Many of the “good” movements I brought up as examples above had another aspect beyond anger that I have not yet mentioned. That characteristic is compassion, or even love. To want the betterment of the lives of your children, friends, even strangers is an act of compassion. It is to desire equality for all, not one group more than the other.
So while anger can carry us far, for better or worse, it will not take us all the way.
For real peace to be brought about, we all need to begin to exhibit understanding and compassion for those around us. Even those who disagree and are thinking out of fear.
We must look for ways to eradicate that fear in order to rid ourselves of hate. You cannot understand another person’s fear, and then help expel it, without a high degree of compassion. There is no room for anger.
What does this look like?
It is a long and arduous road that requires more progressive change, hopefully with more energy placed on the positive outcome than at the anger at the other. Being angry at someone else is energy that could be put towards the end goal.

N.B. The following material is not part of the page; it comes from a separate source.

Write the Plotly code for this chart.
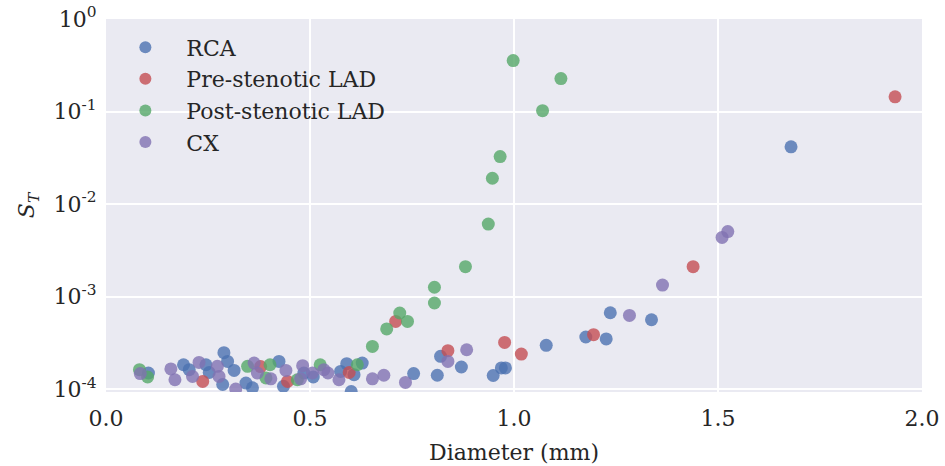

That change includes electing officials who represent our human values, not the party values. This can then begin to change the politics of politics. Legislative change is needed to ensure that equality is truly for all and that those who infringe upon the equality and lives of others are dealt with justly.
In tandem with the above, focus needs to be placed on areas that seem especially conducive to fear and hate. These locations tend to be areas with a lack of proper education and economic opportunity. Because of this, compassionate education and investment is an absolute must. By reducing the lack, we take away reasons to fear and so take away reasons to hate.
There is no quick fix. Financial stability, understanding, education, and the ability to be compassionate need to be fostered and cultivated like we would a garden. Only by being loving and dedicated caretakers will we be able to reap the rewards in the form of peace.